Zheng, Yinan, Liang, Ruiming, Zheng, Kexin, Zheng, Jinliang, Mao, Liyuan, Li, Jianxiong, Gu, Weihao, Ai, Rui, Li, Shengbo Eben, Zhan, Xianyuan, Liu, Jingjing

arXiv.org Artificial Intelligence 

Achieving human-like driving behaviors in complex open-world environments is a critical challenge in autonomous driving. Contemporary learning-based planning approaches such as imitation learning methods often struggle to balance competing objectives and lack of safety assurance, due to limited adaptability and inadequacy in learning complex multi-modal behaviors commonly exhibited in human planning, not to mention their strong reliance on the fallback strategy with predefined rules. We propose a novel transformer-based Diffusion Planner for closed-loop planning, which can effectively model multi-modal driving behavior and ensure trajectory quality without any rule-based refinement. Our model supports joint modeling of both prediction and planning tasks under the same architecture, enabling cooperative behaviors between vehicles. Moreover, by learning the gradient of the trajectory score function and employing a flexible classifier guidance mechanism, Diffusion Planner effectively achieves safe and adaptable planning behaviors. Evaluations on the large-scale real-world autonomous planning benchmark nuPlan and our newly collected 200-hour delivery-vehicle driving dataset demonstrate that Diffusion Planner achieves state-of-the-art closed-loop performance with robust transferability in diverse driving styles. Autonomous driving as a cornerstone technology, is poised to usher transportation into a safer and more efficient era of mobility (Tampuu et al., 2020).

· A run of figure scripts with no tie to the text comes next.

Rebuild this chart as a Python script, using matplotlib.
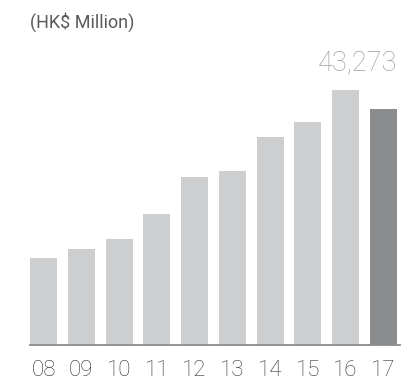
import matplotlib.pyplot as plt

# Yearly figures, HK$ million
years = ['08', '09', '10', '11', '12', '13', '14', '15', '16', '17']
values = [15950, 17600, 19450, 24000, 30800, 31900, 38200, 40900, 46750, 43273]

bar_colors = ['#cdcecf'] * (len(years) - 1) + ['#8a8c8e']

plt.rcParams['font.family'] = ['Roboto', 'DejaVu Sans']

fig = plt.figure(figsize=(4.03, 3.80), dpi=100)
ax = fig.add_axes([30 / 403, 35 / 380, 370 / 403, 272.6 / 380])

x = list(range(len(years)))
ax.bar(x, values, width=0.715, color=bar_colors, zorder=2)

ax.set_xlim(-0.357, 9.44)
ax.set_ylim(0, 50000)

# the baseline
for side in ['top', 'right', 'left']:
    ax.spines[side].set_visible(False)
ax.spines['bottom'].set_color('#8a8c8e')
ax.spines['bottom'].set_linewidth(1.3)
ax.set_yticks([])

ax.set_xticks(x)
ax.set_xticklabels(years, fontsize=16, color='#333333', fontweight='light')
ax.tick_params(axis='x', length=0, pad=11)

# value label for the latest year
ax.annotate(f'{values[-1]:,}', xy=(x[-1] + 0.715 / 2, values[-1]),
            xytext=(0, 28), textcoords='offset points',
            ha='right', va='baseline', fontsize=19.5, color='#a0a0a0',
            fontweight='light')

fig.text(30 / 403, 1 - 28 / 380, '(HK$ Million)', fontsize=13, color='#5a5a5a',
         ha='left', va='baseline')

fig.savefig('out.png', dpi=100)
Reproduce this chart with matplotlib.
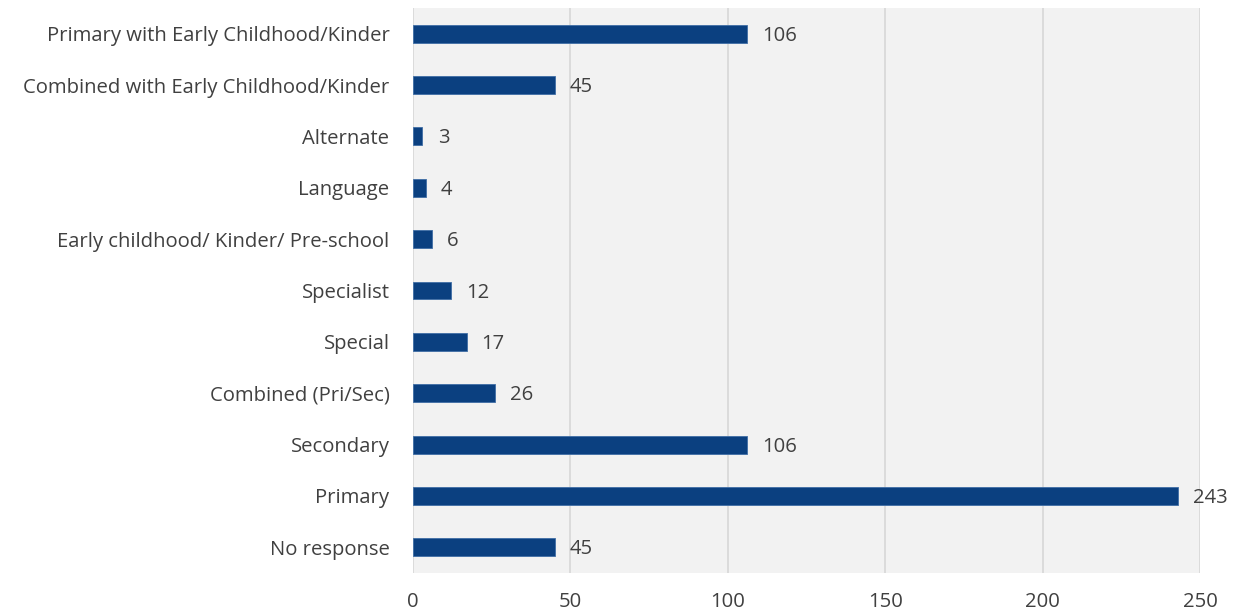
import matplotlib.pyplot as plt

plt.rcParams['font.family'] = ['Open Sans', 'DejaVu Sans']

# Categories bottom to top
categories = ['No response', 'Primary', 'Secondary', 'Combined (Pri/Sec)', 'Special',
              'Specialist', 'Early childhood/ Kinder/ Pre-school', 'Language',
              'Alternate', 'Combined with Early Childhood/Kinder',
              'Primary with Early Childhood/Kinder']
counts = [45, 243, 106, 26, 17, 12, 6, 4, 3, 45, 106]
xticks = [0, 50, 100, 150, 200, 250]

fig = plt.figure(figsize=(12.43, 6.15), dpi=100)
ax = fig.add_axes([0.3323, 0.0683, 0.6331, 0.9187])
ax.set_facecolor('#f2f2f2')

y = range(len(categories))
ax.barh(y, counts, height=0.35, color='#0b4080', edgecolor='#3f6ea6', linewidth=0.6, zorder=3)
for yi, v in zip(y, counts):
    ax.text(v + 4.8, yi - 0.04, str(v), va='center', ha='left', fontsize=14.6, color='#404040', clip_on=False)

ax.set_xlim(0, 250)
ax.set_ylim(-0.5, len(categories) - 0.5)
ax.set_xticks(xticks)
ax.set_yticks(list(y))
ax.set_yticklabels(categories)
ax.grid(axis='x', color='#d9d9d9', linewidth=1.3, zorder=0)
for s in ax.spines.values():
    s.set_visible(False)
ax.tick_params(axis='both', length=0, labelsize=14.6, labelcolor='#404040')
ax.tick_params(axis='x', pad=14)
ax.tick_params(axis='y', pad=17)

fig.savefig('out.png', dpi=100)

The key challenge is achieving human-like driving behaviors in complex open-world environment, while ensuring safety, efficiency, and comfort (Muhammad et al., 2020). Rule-based planning methods have demonstrated initial success in industrial applications (Fan et al., 2018), by defining driving behaviors and establishing boundaries derived from human knowledge. In contrast, learning-based planning methods acquire driving skills by cloning human driving behaviors from collected datasets (Caesar et al., 2021), a process made simpler through straightforward imitation learning losses. Additionally, the capabilities of these models can potentially be enhanced by scaling up training resources (Chen et al., 2023). Though promising, current learning-based planning methods still face several limitations.